Valeriy Kazas, born in 1964 in Krasnodar, Russia, completed his higher technical education in the same city. With over 25 years of experience in sculpture, he has been actively exhibiting his work since 1996. In 2013, he brought to life his first large-scale project, “Perm CORAL REEF,” which delved into large landscape sculpture. Kazas is a regular participant in the art residence in Kotor, organized by Marat Guelman in Montenegro, and he currently resides and works in Krasnodar.
Kazas engages with a seemingly ordinary situation—a vast, blank, white space punctuated by a minor event, a red spot, randomly positioned within it. While on the surface, this might not seem novel or innovative, it serves as a straightforward observation: a single point of action impacting a seemingly boundless and empty expanse. This is akin to a lifeless mosquito (preferably full) on a sterile wall; regardless of the wall’s size, its sterility is compromised. Additionally, a single sighting of the spot captures your complete attention, persistently reminding you of its presence.

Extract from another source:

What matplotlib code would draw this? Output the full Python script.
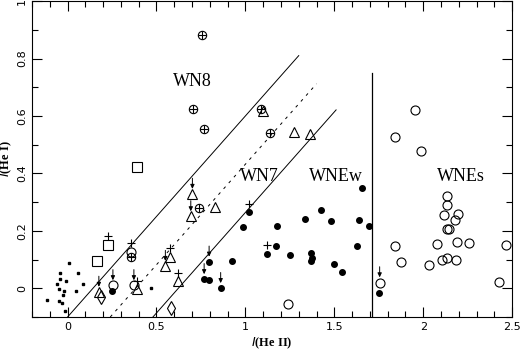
import matplotlib
matplotlib.use('Agg')
import matplotlib.pyplot as plt
from matplotlib.ticker import MultipleLocator

plt.rcParams['font.family'] = ['Liberation Serif', 'DejaVu Serif']

# circle with plus
oplus_x = [0.758, 0.708, 0.768, 1.087, 1.137, 0.738, 0.355]
oplus_y = [0.882, 0.625, 0.555, 0.624, 0.540, 0.278, 0.110]

# open triangles
tri_x = [0.176, 0.392, 0.550, 0.574, 0.623, 0.702, 0.693, 0.831, 1.274, 1.363, 1.097]
tri_y = [-0.013, -0.004, 0.077, 0.109, 0.024, 0.328, 0.250, 0.282, 0.545, 0.537, 0.618]

# filled dots
dot_x = [0.250, 0.796, 0.768, 0.796, 0.861, 0.927, 0.987, 1.023, 1.119, 1.173, 1.177,
         1.252, 1.338, 1.368, 1.376, 1.368, 1.426, 1.479, 1.498, 1.543, 1.629, 1.640,
         1.654, 1.697, 1.753]
dot_y = [-0.008, 0.092, 0.031, 0.028, 0.000, 0.096, 0.214, 0.265, 0.120, 0.148, 0.217,
         0.117, 0.242, 0.124, 0.104, 0.094, 0.274, 0.236, 0.083, 0.058, 0.148, 0.238,
         0.349, 0.216, -0.017]

# open circles
circ_x = [0.255, 0.373, 0.358, 1.239, 1.755, 1.956, 1.843, 1.988, 2.132, 2.136, 2.115,
          2.196, 2.177, 2.134, 2.144, 1.839, 2.078, 2.188, 2.256, 2.464, 1.877, 2.031,
          2.108, 2.131, 2.183, 2.425]
circ_y = [0.010, 0.010, 0.125, -0.053, 0.020, 0.619, 0.526, 0.478, 0.320, 0.289, 0.256,
          0.259, 0.239, 0.205, 0.205, 0.148, 0.153, 0.162, 0.156, 0.151, 0.092, 0.080,
          0.100, 0.107, 0.100, 0.023]

# open squares
sq_x = [0.229, 0.163, 0.389]
sq_y = [0.151, 0.095, 0.424]

# diamonds
dia_x = [0.186, 0.580]
dia_y = [-0.030, -0.068]

# tiny symbols near the origin
tiny_x = [-0.043, 0.007, 0.056, -0.040, -0.007, -0.060, 0.088, -0.049, -0.021, -0.023,
          0.045, -0.118, -0.049, -0.030, -0.017, 0.469]
tiny_y = [0.054, 0.089, 0.053, 0.031, 0.025, 0.016, 0.016, -0.003, -0.009, -0.022,
          -0.010, -0.040, -0.044, -0.050, -0.079, 0.002]

# upper limits (arrow above) and crosses above
lim_x = [0.176, 0.255, 0.373, 0.550, 0.702, 0.693, 0.796, 0.768, 0.861, 1.755]
lim_y = [-0.013, 0.010, 0.010, 0.077, 0.328, 0.250, 0.092, 0.031, 0.000, 0.020]
crs_x = [0.229, 0.358, 0.392, 0.574, 0.623, 1.023, 1.119]
crs_y = [0.151, 0.126, -0.004, 0.109, 0.024, 0.265, 0.120]

# boundary lines
slope = 0.7
starts = [0.0, 0.24, 0.48]
ends = [1.30, 1.40, 1.51]
styles = ['-', '--', '-']
div_x = 1.71
div_top = 0.75

labels = ['WN8', 'WN7', 'WNEw', 'WNEs']
lab_x = [0.70, 1.08, 1.51, 2.21]
lab_y = [0.72, 0.39, 0.39, 0.39]

fig = plt.figure(figsize=(5.21, 3.52), dpi=100)
ax = fig.add_axes([0.0614, 0.0994, 0.9216, 0.8976])

for x0, x1, ls in zip(starts, ends, styles):
    if ls == '--':
        ax.plot([x0, x1], [-0.1, -0.1 + slope * (x1 - x0)], color='k', lw=0.7, dashes=(3, 5))
    else:
        ax.plot([x0, x1], [-0.1, -0.1 + slope * (x1 - x0)], color='k', lw=0.7)
ax.plot([div_x, div_x], [-0.1, div_top], color='k', lw=0.9)

kw = dict(ls='none', color='k', mfc='none', mew=0.8)
ax.plot(oplus_x, oplus_y, marker='o', ms=6, **kw)
ax.plot(oplus_x, oplus_y, marker='+', ms=6, **kw)
ax.plot(tri_x, tri_y, marker='^', ms=6.5, **kw)
ax.plot(circ_x, circ_y, marker='o', ms=6.5, **kw)
ax.plot(sq_x, sq_y, marker='s', ms=7, **kw)
ax.plot(dia_x, dia_y, marker='d', ms=7, **kw)
ax.plot(dot_x, dot_y, marker='o', ms=4, ls='none', color='k')
ax.plot(tiny_x, tiny_y, marker='s', ms=2, ls='none', color='k')
for x, y in zip(lim_x, lim_y):
    ax.annotate('', xy=(x, y + 0.018), xytext=(x, y + 0.055),
                arrowprops=dict(arrowstyle='-|>,head_length=0.25,head_width=0.12',
                                color='k', lw=0.7, shrinkA=0, shrinkB=0))
ax.plot(crs_x, [v + 0.03 for v in crs_y], marker='+', ms=6, ls='none', color='k', mew=0.8)

for t, x, y in zip(labels, lab_x, lab_y):
    ax.text(x, y, t, fontsize=13, ha='center', va='center')

ax.set_xlim(-0.2, 2.5)
ax.set_ylim(-0.1, 1.0)
ax.xaxis.set_major_locator(MultipleLocator(0.5))
ax.xaxis.set_minor_locator(MultipleLocator(0.1))
ax.yaxis.set_major_locator(MultipleLocator(0.2))
ax.yaxis.set_minor_locator(MultipleLocator(0.1))
ax.tick_params(which='both', direction='in', top=True, right=True, width=0.8)
ax.tick_params(which='major', length=7, labelsize=8)
ax.tick_params(which='minor', length=4)
ax.set_xticks([0, 0.5, 1, 1.5, 2, 2.5])
ax.set_xticklabels(['0', '0.5', '1', '1.5', '2', '2.5'], family='DejaVu Sans')
ax.set_yticks([0, 0.2, 0.4, 0.6, 0.8, 1.0])
ax.set_yticklabels(['0', '0.2', '0.4', '0.6', '0.8', '1'], family='DejaVu Sans',
                   rotation=90, va='center')
ax.set_xlabel('$I$(He II)', fontsize=9, fontweight='bold', labelpad=3)
ax.set_ylabel('$I$(He I)', fontsize=9, fontweight='bold', labelpad=2)

plt.savefig('out.png', dpi=100)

Similar dynamics apply to sculptures in urban environments—whether visible or not, they occupy a continuous existence. In this context, the focus shifts away from the intrinsic nature of the object to its interaction with expansive and vacant space. The red spots, in this case, represent static, elementary structures placed on walls without adherence to compositional or representational balances. They are products of spontaneity, driven by the act itself. Neither form nor placement holds significance; the pivotal factor is scale, as space emerges as the essence of rhythm.